══ SOURCE DATA

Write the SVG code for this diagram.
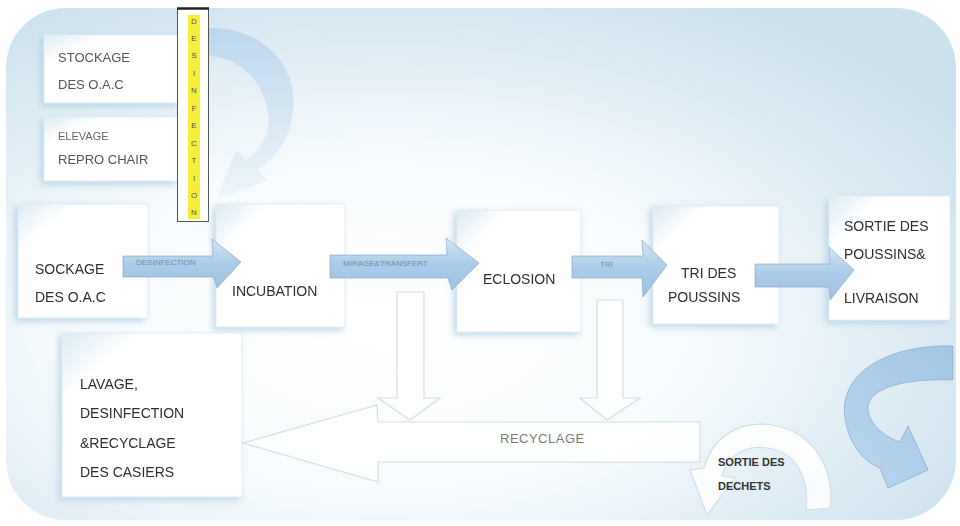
<svg xmlns="http://www.w3.org/2000/svg" width="960" height="526" viewBox="0 0 960 526">
<defs>
<radialGradient id="bg" cx="0.4" cy="0.62" r="0.72">
<stop offset="0" stop-color="#ffffff"/>
<stop offset="0.45" stop-color="#f7fbfd"/>
<stop offset="1" stop-color="#cbe1ee"/>
</radialGradient>
<linearGradient id="boxg" x1="0" y1="0" x2="1" y2="1">
<stop offset="0" stop-color="#dcebf5"/>
<stop offset="0.22" stop-color="#ffffff"/>
<stop offset="1" stop-color="#ffffff"/>
</linearGradient>
<linearGradient id="arrg" x1="0" y1="0" x2="0" y2="1">
<stop offset="0" stop-color="#d3e6f4"/>
<stop offset="0.5" stop-color="#abcce9"/>
<stop offset="1" stop-color="#9fc2e3"/>
</linearGradient>
<linearGradient id="curvg" x1="0" y1="0" x2="0" y2="1">
<stop offset="0" stop-color="#b5d3ec"/>
<stop offset="0.6" stop-color="#d7e8f4"/>
<stop offset="1" stop-color="#eef5fa"/>
</linearGradient>
<linearGradient id="curvb" x1="1" y1="0" x2="0" y2="1">
<stop offset="0" stop-color="#a3c6e6"/>
<stop offset="1" stop-color="#b9d6ee"/>
</linearGradient>
<filter id="sh" x="-20%" y="-20%" width="140%" height="140%">
<feGaussianBlur in="SourceAlpha" stdDeviation="3"/>
<feOffset dx="-3" dy="3" result="b"/>
<feFlood flood-color="#a9cbe3" flood-opacity="0.7"/>
<feComposite in2="b" operator="in"/>
<feMerge><feMergeNode/><feMergeNode in="SourceGraphic"/></feMerge>
</filter>
</defs>
<style>
.box{fill:url(#boxg);stroke:#e2edf4;stroke-width:1}
.t{font-family:"Liberation Sans",Arial,sans-serif;font-size:14px;fill:#2e2e2e}
.tl{font-family:"Liberation Sans",Arial,sans-serif;font-size:13px;fill:#555}
.ts{font-family:"Liberation Sans",Arial,sans-serif;font-size:11px;fill:#666}
.al{font-family:"Liberation Sans",Arial,sans-serif;font-size:8px;fill:#6e8ea8}
.arr{fill:url(#arrg);stroke:#7f9fbf;stroke-width:0.6}
.ghost{fill:#ffffff;fill-opacity:0.85;stroke:#d3dfe6;stroke-width:1.2}
.v{font-family:"Liberation Sans",Arial,sans-serif;font-size:8px;fill:#555;text-anchor:middle}
</style>

<rect x="6" y="8" width="950" height="512" rx="60" fill="url(#bg)"/>

<g id="n-stockage" filter="url(#sh)">
<rect class="box" x="44" y="35" width="134" height="68"/>
<text class="tl" x="58" y="62">STOCKAGE</text>
<text class="tl" x="58" y="89">DES O.A.C</text>
</g>
<g id="n-elevage" filter="url(#sh)">
<rect class="box" x="44" y="117" width="134" height="64"/>
<text class="ts" x="58" y="140">ELEVAGE</text>
<text class="tl" x="58" y="164">REPRO CHAIR</text>
</g>
<g id="n-desinfection">
<rect x="177.5" y="8.5" width="31" height="213" fill="#ffffff" stroke="#555" stroke-width="1"/>
<line x1="177" y1="8.5" x2="209" y2="8.5" stroke="#222" stroke-width="2.5"/>
<rect x="188" y="15" width="12" height="204" fill="#f7ee3b"/>
<text class="v" x="194" y="24">D</text>
<text class="v" x="194" y="41">E</text>
<text class="v" x="194" y="58">S</text>
<text class="v" x="194" y="76">I</text>
<text class="v" x="194" y="93">N</text>
<text class="v" x="194" y="111">F</text>
<text class="v" x="194" y="128">E</text>
<text class="v" x="194" y="146">C</text>
<text class="v" x="194" y="163">T</text>
<text class="v" x="194" y="181">I</text>
<text class="v" x="194" y="198">O</text>
<text class="v" x="194" y="215">N</text>
</g>
<g id="n-sockage" filter="url(#sh)">
<rect class="box" x="18" y="204" width="130" height="114"/>
<text class="t" x="35" y="274">SOCKAGE</text>
<text class="t" x="35" y="302">DES O.A.C</text>
</g>
<g id="n-incubation" filter="url(#sh)">
<rect class="box" x="216" y="204" width="129" height="123"/>
<text class="t" x="232" y="296">INCUBATION</text>
</g>
<g id="n-eclosion" filter="url(#sh)">
<rect class="box" x="457" y="210" width="124" height="122"/>
<text class="t" x="483" y="284">ECLOSION</text>
</g>
<g id="n-tri" filter="url(#sh)">
<rect class="box" x="653" y="206" width="126" height="118"/>
<text class="t" x="681" y="278">TRI DES</text>
<text class="t" x="668" y="302">POUSSINS</text>
</g>
<g id="n-sortie" filter="url(#sh)">
<rect class="box" x="829" y="196" width="121" height="124"/>
<text class="t" x="844" y="231">SORTIE DES</text>
<text class="t" x="844" y="259">POUSSINS&amp;</text>
<text class="t" x="844" y="303">LIVRAISON</text>
</g>
<g id="n-lavage" filter="url(#sh)">
<rect class="box" x="62" y="333" width="180" height="164"/>
<text class="t" x="80" y="389">LAVAGE,</text>
<text class="t" x="80" y="418">DESINFECTION</text>
<text class="t" x="80" y="448">&amp;RECYCLAGE</text>
<text class="t" x="80" y="477">DES CASIERS</text>
</g>

<g id="connectors">
<path id="c-top" d="M209 28 C264 27 302 68 292 118 C287 146 270 162 257 170 L268 180 L216 200 L236 150 L246 160 C262 148 272 132 268 112 C262 80 240 58 209 56 Z" fill="url(#curvg)" opacity="0.85"/>
<path id="c-desinf" class="arr" d="M123 256 L213 256 L212 239 L241 262 L217 288 L214 277 L123 277 Z"/>
<text class="al" x="136" y="265">DESINFECTION</text>
<path id="c-mirage" class="arr" d="M330 255 L447 255 L446 238 L479 263 L452 290 L448 278 L330 278 Z"/>
<text class="al" x="343" y="266">MIRAGE&amp;TRANSFERT</text>
<path id="c-tri" class="arr" d="M572 256 L643 256 L642 240 L667 265 L643 297 L642 278 L572 278 Z"/>
<text class="al" x="600" y="267">TRI</text>
<path id="c-liv" class="arr" d="M755 264 L830 264 L829 247 L854 270 L830 300 L829 287 L755 287 Z"/>
<path id="c-down1" class="ghost" d="M397 292 L424 292 L424 398 L440 398 L410 420 L378 398 L397 398 Z"/>
<path id="c-down2" class="ghost" d="M597 300 L623 300 L623 398 L640 398 L607 420 L580 398 L597 398 Z"/>
<path id="c-recy" class="ghost" d="M700 422 L378 422 L377 405 L243 443 L378 482 L378 462 L700 462 Z"/>
<text x="500" y="443" style="font-family:'Liberation Sans',Arial,sans-serif;font-size:13px;fill:#7a7a7a;letter-spacing:0.5px">RECYCLAGE</text>
<path id="c-dechets" class="ghost" d="M830 508 C835 470 815 432 772 425 C738 420 712 438 704 468 L690 470 L707 515 L735 478 L722 476 C728 455 745 445 768 448 C796 452 810 478 806 510 Z"/>
<text class="ts" x="718" y="466" style="fill:#333;font-weight:bold">SORTIE DES</text>
<text class="ts" x="718" y="490" style="fill:#333;font-weight:bold">DECHETS</text>
<path id="c-sortie" d="M953 346 C890 344 838 372 845 418 C849 446 865 462 880 468 L888 488 L928 470 L908 426 L900 442 C885 437 870 425 868 410 C866 388 905 378 953 380 Z" fill="url(#curvb)" stroke="#7f9fbf" stroke-width="0.6"/>
</g>
</svg>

════

▸ **SHORT PROBLEM**
Every line above should be returned exactly; the pictures stay out.

▸ **EXERCISE SOLUTION**
Write the SVG code for this diagram.
<svg xmlns="http://www.w3.org/2000/svg" width="960" height="526" viewBox="0 0 960 526">
<defs>
<radialGradient id="bg" cx="0.4" cy="0.62" r="0.72">
<stop offset="0" stop-color="#ffffff"/>
<stop offset="0.45" stop-color="#f7fbfd"/>
<stop offset="1" stop-color="#cbe1ee"/>
</radialGradient>
<linearGradient id="boxg" x1="0" y1="0" x2="1" y2="1">
<stop offset="0" stop-color="#dcebf5"/>
<stop offset="0.22" stop-color="#ffffff"/>
<stop offset="1" stop-color="#ffffff"/>
</linearGradient>
<linearGradient id="arrg" x1="0" y1="0" x2="0" y2="1">
<stop offset="0" stop-color="#d3e6f4"/>
<stop offset="0.5" stop-color="#abcce9"/>
<stop offset="1" stop-color="#9fc2e3"/>
</linearGradient>
<linearGradient id="curvg" x1="0" y1="0" x2="0" y2="1">
<stop offset="0" stop-color="#b5d3ec"/>
<stop offset="0.6" stop-color="#d7e8f4"/>
<stop offset="1" stop-color="#eef5fa"/>
</linearGradient>
<linearGradient id="curvb" x1="1" y1="0" x2="0" y2="1">
<stop offset="0" stop-color="#a3c6e6"/>
<stop offset="1" stop-color="#b9d6ee"/>
</linearGradient>
<filter id="sh" x="-20%" y="-20%" width="140%" height="140%">
<feGaussianBlur in="SourceAlpha" stdDeviation="3"/>
<feOffset dx="-3" dy="3" result="b"/>
<feFlood flood-color="#a9cbe3" flood-opacity="0.7"/>
<feComposite in2="b" operator="in"/>
<feMerge><feMergeNode/><feMergeNode in="SourceGraphic"/></feMerge>
</filter>
</defs>
<style>
.box{fill:url(#boxg);stroke:#e2edf4;stroke-width:1}
.t{font-family:"Liberation Sans",Arial,sans-serif;font-size:14px;fill:#2e2e2e}
.tl{font-family:"Liberation Sans",Arial,sans-serif;font-size:13px;fill:#555}
.ts{font-family:"Liberation Sans",Arial,sans-serif;font-size:11px;fill:#666}
.al{font-family:"Liberation Sans",Arial,sans-serif;font-size:8px;fill:#6e8ea8}
.arr{fill:url(#arrg);stroke:#7f9fbf;stroke-width:0.6}
.ghost{fill:#ffffff;fill-opacity:0.85;stroke:#d3dfe6;stroke-width:1.2}
.v{font-family:"Liberation Sans",Arial,sans-serif;font-size:8px;fill:#555;text-anchor:middle}
</style>

<rect x="6" y="8" width="950" height="512" rx="60" fill="url(#bg)"/>

<g id="n-stockage" filter="url(#sh)">
<rect class="box" x="44" y="35" width="134" height="68"/>
<text class="tl" x="58" y="62">STOCKAGE</text>
<text class="tl" x="58" y="89">DES O.A.C</text>
</g>
<g id="n-elevage" filter="url(#sh)">
<rect class="box" x="44" y="117" width="134" height="64"/>
<text class="ts" x="58" y="140">ELEVAGE</text>
<text class="tl" x="58" y="164">REPRO CHAIR</text>
</g>
<g id="n-desinfection">
<rect x="177.5" y="8.5" width="31" height="213" fill="#ffffff" stroke="#555" stroke-width="1"/>
<line x1="177" y1="8.5" x2="209" y2="8.5" stroke="#222" stroke-width="2.5"/>
<rect x="188" y="15" width="12" height="204" fill="#f7ee3b"/>
<text class="v" x="194" y="24">D</text>
<text class="v" x="194" y="41">E</text>
<text class="v" x="194" y="58">S</text>
<text class="v" x="194" y="76">I</text>
<text class="v" x="194" y="93">N</text>
<text class="v" x="194" y="111">F</text>
<text class="v" x="194" y="128">E</text>
<text class="v" x="194" y="146">C</text>
<text class="v" x="194" y="163">T</text>
<text class="v" x="194" y="181">I</text>
<text class="v" x="194" y="198">O</text>
<text class="v" x="194" y="215">N</text>
</g>
<g id="n-sockage" filter="url(#sh)">
<rect class="box" x="18" y="204" width="130" height="114"/>
<text class="t" x="35" y="274">SOCKAGE</text>
<text class="t" x="35" y="302">DES O.A.C</text>
</g>
<g id="n-incubation" filter="url(#sh)">
<rect class="box" x="216" y="204" width="129" height="123"/>
<text class="t" x="232" y="296">INCUBATION</text>
</g>
<g id="n-eclosion" filter="url(#sh)">
<rect class="box" x="457" y="210" width="124" height="122"/>
<text class="t" x="483" y="284">ECLOSION</text>
</g>
<g id="n-tri" filter="url(#sh)">
<rect class="box" x="653" y="206" width="126" height="118"/>
<text class="t" x="681" y="278">TRI DES</text>
<text class="t" x="668" y="302">POUSSINS</text>
</g>
<g id="n-sortie" filter="url(#sh)">
<rect class="box" x="829" y="196" width="121" height="124"/>
<text class="t" x="844" y="231">SORTIE DES</text>
<text class="t" x="844" y="259">POUSSINS&amp;</text>
<text class="t" x="844" y="303">LIVRAISON</text>
</g>
<g id="n-lavage" filter="url(#sh)">
<rect class="box" x="62" y="333" width="180" height="164"/>
<text class="t" x="80" y="389">LAVAGE,</text>
<text class="t" x="80" y="418">DESINFECTION</text>
<text class="t" x="80" y="448">&amp;RECYCLAGE</text>
<text class="t" x="80" y="477">DES CASIERS</text>
</g>

<g id="connectors">
<path id="c-top" d="M209 28 C264 27 302 68 292 118 C287 146 270 162 257 170 L268 180 L216 200 L236 150 L246 160 C262 148 272 132 268 112 C262 80 240 58 209 56 Z" fill="url(#curvg)" opacity="0.85"/>
<path id="c-desinf" class="arr" d="M123 256 L213 256 L212 239 L241 262 L217 288 L214 277 L123 277 Z"/>
<text class="al" x="136" y="265">DESINFECTION</text>
<path id="c-mirage" class="arr" d="M330 255 L447 255 L446 238 L479 263 L452 290 L448 278 L330 278 Z"/>
<text class="al" x="343" y="266">MIRAGE&amp;TRANSFERT</text>
<path id="c-tri" class="arr" d="M572 256 L643 256 L642 240 L667 265 L643 297 L642 278 L572 278 Z"/>
<text class="al" x="600" y="267">TRI</text>
<path id="c-liv" class="arr" d="M755 264 L830 264 L829 247 L854 270 L830 300 L829 287 L755 287 Z"/>
<path id="c-down1" class="ghost" d="M397 292 L424 292 L424 398 L440 398 L410 420 L378 398 L397 398 Z"/>
<path id="c-down2" class="ghost" d="M597 300 L623 300 L623 398 L640 398 L607 420 L580 398 L597 398 Z"/>
<path id="c-recy" class="ghost" d="M700 422 L378 422 L377 405 L243 443 L378 482 L378 462 L700 462 Z"/>
<text x="500" y="443" style="font-family:'Liberation Sans',Arial,sans-serif;font-size:13px;fill:#7a7a7a;letter-spacing:0.5px">RECYCLAGE</text>
<path id="c-dechets" class="ghost" d="M830 508 C835 470 815 432 772 425 C738 420 712 438 704 468 L690 470 L707 515 L735 478 L722 476 C728 455 745 445 768 448 C796 452 810 478 806 510 Z"/>
<text class="ts" x="718" y="466" style="fill:#333;font-weight:bold">SORTIE DES</text>
<text class="ts" x="718" y="490" style="fill:#333;font-weight:bold">DECHETS</text>
<path id="c-sortie" d="M953 346 C890 344 838 372 845 418 C849 446 865 462 880 468 L888 488 L928 470 L908 426 L900 442 C885 437 870 425 868 410 C866 388 905 378 953 380 Z" fill="url(#curvb)" stroke="#7f9fbf" stroke-width="0.6"/>
</g>
</svg>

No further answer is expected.